** Task **
Below is a listing; print exactly its lines from the one containing "Generate a web" down to the one containing "Serif', 'Times New", both inclusive, with every picture left out.

** Data excerpts **
=-=-=-=-=
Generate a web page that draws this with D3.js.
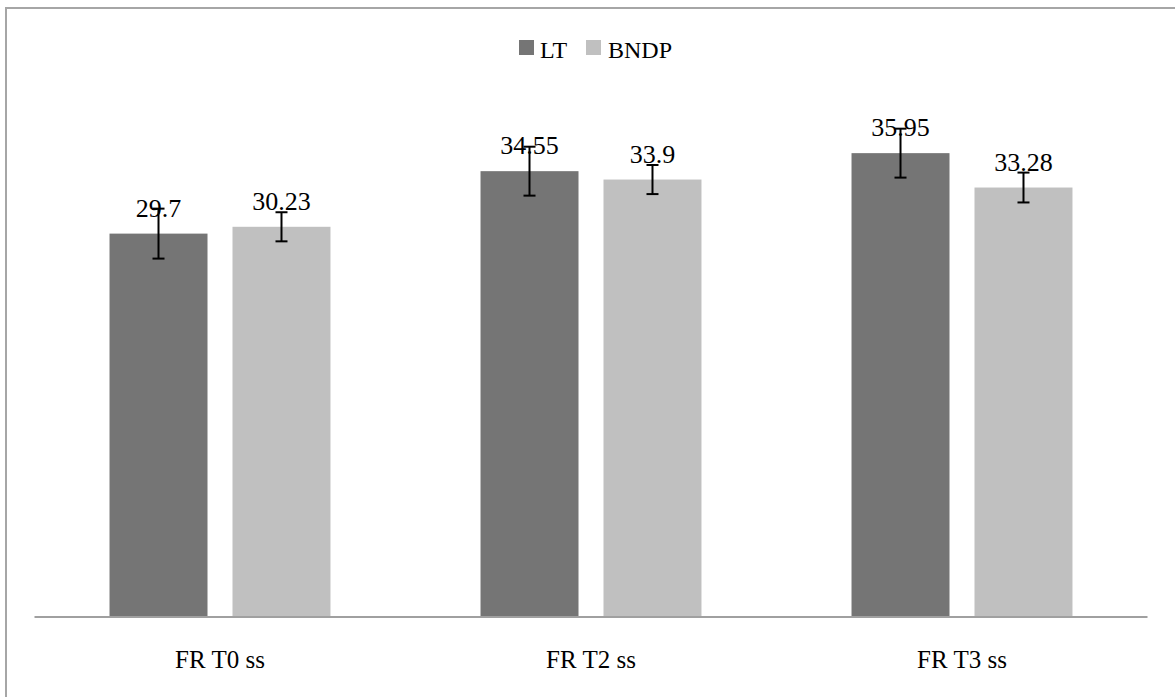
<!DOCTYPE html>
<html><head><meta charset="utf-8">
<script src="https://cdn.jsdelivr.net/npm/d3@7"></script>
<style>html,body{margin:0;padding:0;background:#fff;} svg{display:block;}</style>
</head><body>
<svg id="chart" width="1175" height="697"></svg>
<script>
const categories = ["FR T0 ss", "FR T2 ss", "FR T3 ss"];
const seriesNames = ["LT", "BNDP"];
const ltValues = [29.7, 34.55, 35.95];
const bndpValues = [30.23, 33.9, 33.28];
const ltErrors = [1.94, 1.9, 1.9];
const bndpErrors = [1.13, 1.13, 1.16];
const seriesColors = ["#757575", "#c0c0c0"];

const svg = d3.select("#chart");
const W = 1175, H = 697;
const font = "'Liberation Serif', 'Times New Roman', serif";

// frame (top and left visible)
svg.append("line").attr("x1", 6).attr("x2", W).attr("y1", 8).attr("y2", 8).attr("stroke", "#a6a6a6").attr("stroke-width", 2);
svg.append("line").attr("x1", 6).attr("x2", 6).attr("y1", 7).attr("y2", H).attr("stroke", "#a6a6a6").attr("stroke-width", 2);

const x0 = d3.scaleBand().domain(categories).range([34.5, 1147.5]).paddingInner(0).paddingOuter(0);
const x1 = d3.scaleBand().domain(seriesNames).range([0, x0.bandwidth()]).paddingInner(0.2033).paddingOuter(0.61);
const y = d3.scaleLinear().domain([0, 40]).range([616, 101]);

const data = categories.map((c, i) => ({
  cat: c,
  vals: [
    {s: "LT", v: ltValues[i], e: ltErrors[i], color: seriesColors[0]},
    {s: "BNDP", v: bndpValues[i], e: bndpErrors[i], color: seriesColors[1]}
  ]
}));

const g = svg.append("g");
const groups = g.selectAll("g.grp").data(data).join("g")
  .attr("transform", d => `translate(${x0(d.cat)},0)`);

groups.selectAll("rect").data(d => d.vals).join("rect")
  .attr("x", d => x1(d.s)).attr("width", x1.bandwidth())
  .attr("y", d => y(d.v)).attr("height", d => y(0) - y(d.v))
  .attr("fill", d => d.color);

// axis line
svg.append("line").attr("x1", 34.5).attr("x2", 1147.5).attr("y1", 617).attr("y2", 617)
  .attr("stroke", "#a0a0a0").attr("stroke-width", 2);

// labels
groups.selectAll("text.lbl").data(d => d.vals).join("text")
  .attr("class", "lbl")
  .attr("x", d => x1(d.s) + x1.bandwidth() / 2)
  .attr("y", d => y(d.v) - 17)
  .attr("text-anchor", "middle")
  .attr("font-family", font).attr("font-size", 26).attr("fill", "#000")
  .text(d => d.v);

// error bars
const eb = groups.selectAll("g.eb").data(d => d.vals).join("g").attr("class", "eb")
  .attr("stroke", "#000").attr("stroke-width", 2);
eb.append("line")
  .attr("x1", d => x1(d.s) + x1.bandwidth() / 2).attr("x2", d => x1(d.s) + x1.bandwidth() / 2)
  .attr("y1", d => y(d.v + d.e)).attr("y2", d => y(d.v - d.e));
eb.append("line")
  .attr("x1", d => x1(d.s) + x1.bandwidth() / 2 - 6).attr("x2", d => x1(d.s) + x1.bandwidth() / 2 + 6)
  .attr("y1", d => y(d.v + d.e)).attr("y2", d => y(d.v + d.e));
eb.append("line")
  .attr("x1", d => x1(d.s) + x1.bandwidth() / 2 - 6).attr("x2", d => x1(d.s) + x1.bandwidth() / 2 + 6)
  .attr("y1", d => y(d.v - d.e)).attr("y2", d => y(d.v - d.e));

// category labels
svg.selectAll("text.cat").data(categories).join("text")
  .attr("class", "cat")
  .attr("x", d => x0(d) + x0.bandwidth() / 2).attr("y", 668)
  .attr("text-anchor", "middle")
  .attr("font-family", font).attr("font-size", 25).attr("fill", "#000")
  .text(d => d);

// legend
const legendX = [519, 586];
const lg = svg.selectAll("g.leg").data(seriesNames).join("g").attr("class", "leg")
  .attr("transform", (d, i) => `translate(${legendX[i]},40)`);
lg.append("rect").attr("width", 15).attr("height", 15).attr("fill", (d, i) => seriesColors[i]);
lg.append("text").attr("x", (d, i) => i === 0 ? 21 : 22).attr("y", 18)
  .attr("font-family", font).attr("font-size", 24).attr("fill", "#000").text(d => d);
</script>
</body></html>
=-=-=-=-=
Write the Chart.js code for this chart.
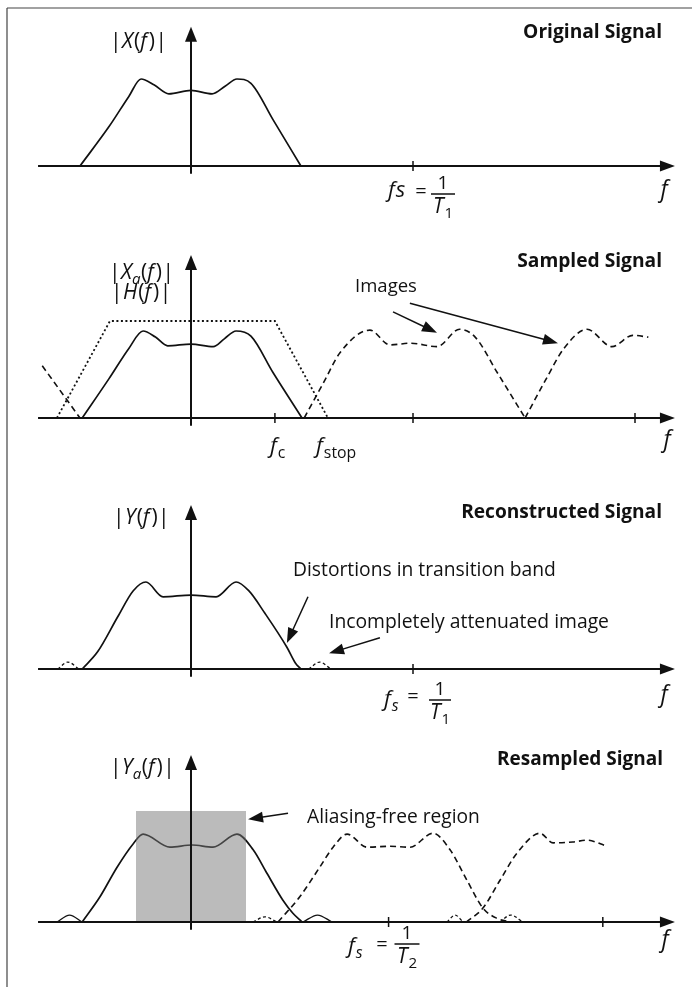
=-=-=-=-=
** Response for this exercise **
Generate a web page that draws this with D3.js.
<!DOCTYPE html>
<html><head><meta charset="utf-8">
<script src="https://cdn.jsdelivr.net/npm/d3@7"></script>
<style>html,body{margin:0;padding:0;background:#fff;} svg{display:block;}</style>
</head><body>
<svg id="chart" width="1175" height="697"></svg>
<script>
const categories = ["FR T0 ss", "FR T2 ss", "FR T3 ss"];
const seriesNames = ["LT", "BNDP"];
const ltValues = [29.7, 34.55, 35.95];
const bndpValues = [30.23, 33.9, 33.28];
const ltErrors = [1.94, 1.9, 1.9];
const bndpErrors = [1.13, 1.13, 1.16];
const seriesColors = ["#757575", "#c0c0c0"];

const svg = d3.select("#chart");
const W = 1175, H = 697;
const font = "'Liberation Serif', 'Times New Roman', serif";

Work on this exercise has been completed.